- Judith's Paarl Judith's Paarl
- Coordinates: 26°11′25″S 28°04′20″E﻿ / ﻿26.1904°S 28.0722°E
- Country: South Africa
- Province: Gauteng
- Municipality: City of Johannesburg
- Main Place: Johannesburg
- Established: 1896

Area
- • Total: 0.30 km^{2} (0.12 sq mi)

Population (2011)
- • Total: 2,453
- • Density: 8,200/km^{2} (21,000/sq mi)

Racial makeup (2011)
- • Black African: 81.2%
- • Coloured: 4.5%
- • Indian/Asian: 8.8%
- • White: 2.4%
- • Other: 3.0%

First languages (2011)
- • Zulu: 29.9%
- • English: 17.5%
- • Xhosa: 8.0%
- • Southern Ndebele: 6.3%
- • Other: 38.4%
- Time zone: UTC+2 (SAST)
- Postal code (street): 2094

= Judith's Paarl =

Judith's Paarl is a suburb of Johannesburg, South Africa.
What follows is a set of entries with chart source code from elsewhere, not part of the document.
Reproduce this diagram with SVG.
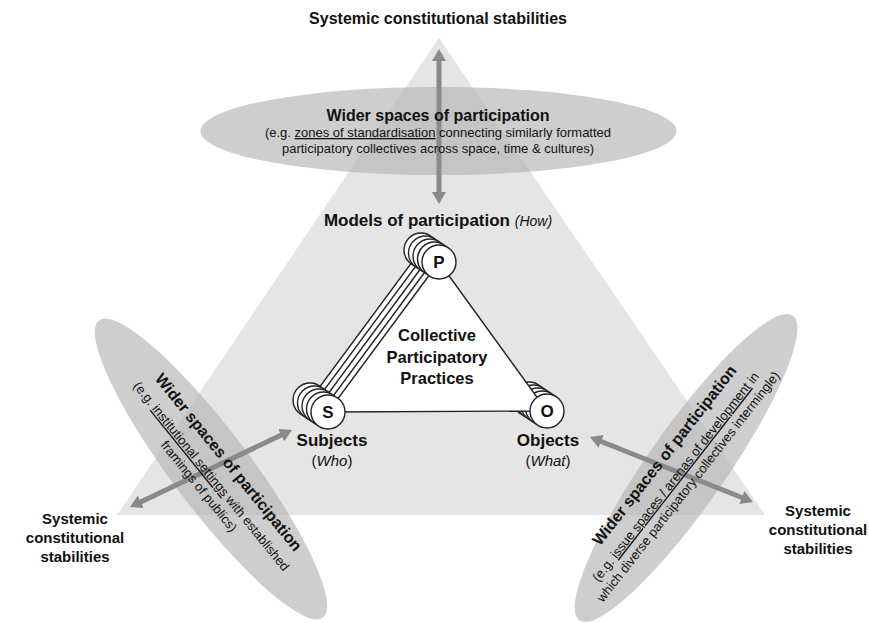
<svg xmlns="http://www.w3.org/2000/svg" width="869" height="623" viewBox="0 0 869 623">
<style>
text{font-family:"Liberation Sans",Arial,sans-serif;fill:#111}
.b{font-weight:bold}
.t16{font-size:16px}
.t13{font-size:13px}
.lab{font-size:15px;font-weight:bold}
.sp{fill:#b4b4b4;fill-opacity:0.65}
.arr{stroke:#8a8a8a;stroke-width:5;fill:none}
.tri{fill:#fff;stroke:#222;stroke-width:1.4}
.cir{fill:#fff;stroke:#222;stroke-width:1.4}
.let{font-size:17px;font-weight:bold}
</style>
<defs>
<marker id="ah" viewBox="0 0 12 14" refX="2" refY="7" markerWidth="12" markerHeight="14" orient="auto-start-reverse" markerUnits="userSpaceOnUse">
<path d="M0,0 L12,7 L0,14 Z" fill="#8a8a8a"/>
</marker>
<g id="stack">
<polygon class="tri" points="439,262 328,412 547,411"/>
<circle class="cir" cx="439" cy="262" r="17"/>
<circle class="cir" cx="328" cy="412" r="17"/>
<circle class="cir" cx="547" cy="411" r="17"/>
</g>
</defs>
<rect width="869" height="623" fill="#fff"/>
<polygon id="bigTriangle" points="439,38 117,515 765,515" fill="#e5e5e5"/>

<g id="topSpace">
<ellipse class="sp" cx="438.5" cy="131" rx="238" ry="44"/>
</g>
<g id="leftSpace">
<ellipse class="sp" cx="211" cy="469" rx="186" ry="39" transform="rotate(53 211 469)"/>
</g>
<g id="rightSpace">
<ellipse class="sp" cx="686" cy="468" rx="186" ry="39" transform="rotate(-55 686 468)"/>
</g>

<g id="connectors">
<line class="arr" x1="439" y1="59" x2="439" y2="194" marker-start="url(#ah)" marker-end="url(#ah)"/>
<line class="arr" x1="139" y1="502.7" x2="283" y2="434.3" marker-start="url(#ah)" marker-end="url(#ah)"/>
<line class="arr" x1="599.3" y1="440.7" x2="743.7" y2="498.3" marker-start="url(#ah)" marker-end="url(#ah)"/>
</g>

<g id="topLabels">
<text class="b t16" x="438" y="24" text-anchor="middle">Systemic constitutional stabilities</text>
<text class="b t16" x="438" y="121" text-anchor="middle">Wider spaces of participation</text>
<text class="t13" x="438" y="137" text-anchor="middle">(e.g. <tspan text-decoration="underline">zones of standardisation</tspan> connecting similarly formatted</text>
<text class="t13" x="438" y="153" text-anchor="middle">participatory collectives across space, time &amp; cultures)</text>
</g>

<g id="leftLabels" transform="translate(229,462) rotate(51)">
<text class="b t16" x="0" y="6" text-anchor="middle">Wider spaces of participation</text>
<text class="t13" x="0" y="27" text-anchor="middle">(e.g. <tspan text-decoration="underline">institutional settings</tspan> with established</text>
<text class="t13" x="0" y="43" text-anchor="middle">framings of publics)</text>
</g>

<g id="rightLabels" transform="translate(664,455) rotate(-52)">
<text class="b t16" x="0" y="6" text-anchor="middle">Wider spaces of participation</text>
<text class="t13" x="-10" y="27" text-anchor="middle">(e.g. <tspan text-decoration="underline">issue spaces / arenas of development</tspan> in</text>
<text class="t13" x="-10" y="43" text-anchor="middle">which diverse participatory collectives intermingle)</text>
</g>

<g id="leftStability">
<text class="lab" x="75" y="524" text-anchor="middle">Systemic</text>
<text class="lab" x="75" y="543" text-anchor="middle">constitutional</text>
<text class="lab" x="75" y="562" text-anchor="middle">stabilities</text>
</g>
<g id="rightStability">
<text class="lab" x="818" y="516" text-anchor="middle">Systemic</text>
<text class="lab" x="818" y="535" text-anchor="middle">constitutional</text>
<text class="lab" x="818" y="554" text-anchor="middle">stabilities</text>
</g>

<g id="models">
<text x="438" y="226" text-anchor="middle"><tspan class="b" font-size="17">Models of participation </tspan><tspan font-size="14" font-style="italic">(How)</tspan></text>
</g>

<g id="collectiveTriangle">
<use href="#stack" transform="translate(-18,-12)"/>
<use href="#stack" transform="translate(-13.5,-9)"/>
<use href="#stack" transform="translate(-9,-6)"/>
<use href="#stack" transform="translate(-4.5,-3)"/>
<use href="#stack"/>
<text class="b" font-size="16.5" x="437" y="341" text-anchor="middle">Collective</text>
<text class="b" font-size="16.5" x="437" y="363" text-anchor="middle">Participatory</text>
<text class="b" font-size="16.5" x="437" y="384" text-anchor="middle">Practices</text>
</g>
<g id="nodeP"><text class="let" x="439" y="268" text-anchor="middle">P</text></g>
<g id="nodeS">
<text class="let" x="328" y="418" text-anchor="middle">S</text>
<text class="b" font-size="17" x="332" y="446" text-anchor="middle">Subjects</text>
<text font-size="15" x="332" y="466" text-anchor="middle">(<tspan font-style="italic">Who</tspan>)</text>
</g>
<g id="nodeO">
<text class="let" x="547" y="417" text-anchor="middle">O</text>
<text class="b" font-size="17" x="548" y="446" text-anchor="middle">Objects</text>
<text font-size="15" x="548" y="466" text-anchor="middle">(<tspan font-style="italic">What</tspan>)</text>
</g>
</svg>
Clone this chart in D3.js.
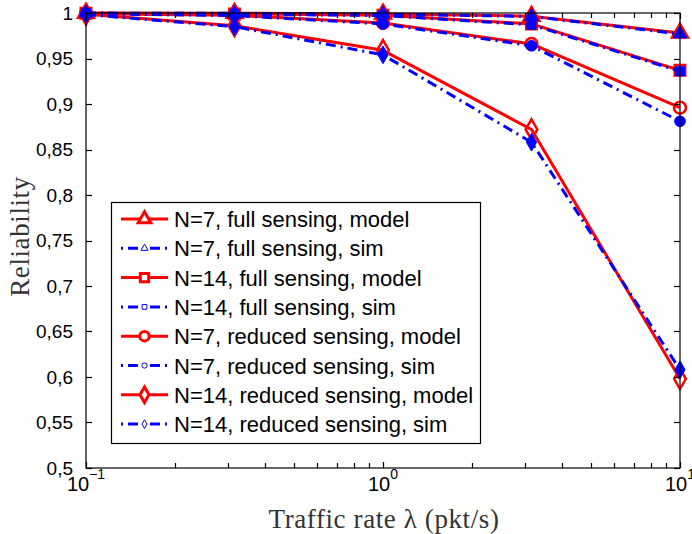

It is a small suburb found on the eastern edge of the Johannesburg central business district (CBD), tucked between the suburbs of Lorentzville and Bezuidenhout Valley, with Troyeville and Kensington to the south. It is located in Region F of the City of Johannesburg Metropolitan Municipality.

==History==
The suburb was founded on one of the original farms on the Witwatersrand, after a strip of land was sold from the farm Doornfontein. It originates around 1896. The suburb is possibly named after a daughter of the Lorentz family. Other sources are Judith Cornelia Estresia, wife of the original farmer owner F.C. Bezuidenhout. It had a terminus for the Johannesburg tramway network on the corner of Ascot Road and First Street.

For much of the twentieth century, along with Yeoville, it established itself as a hub for middle-class Jewish residents. These residents had usually arrived with earlier waves of Jewish migration from Europe and had established social and financial security in their adopted home.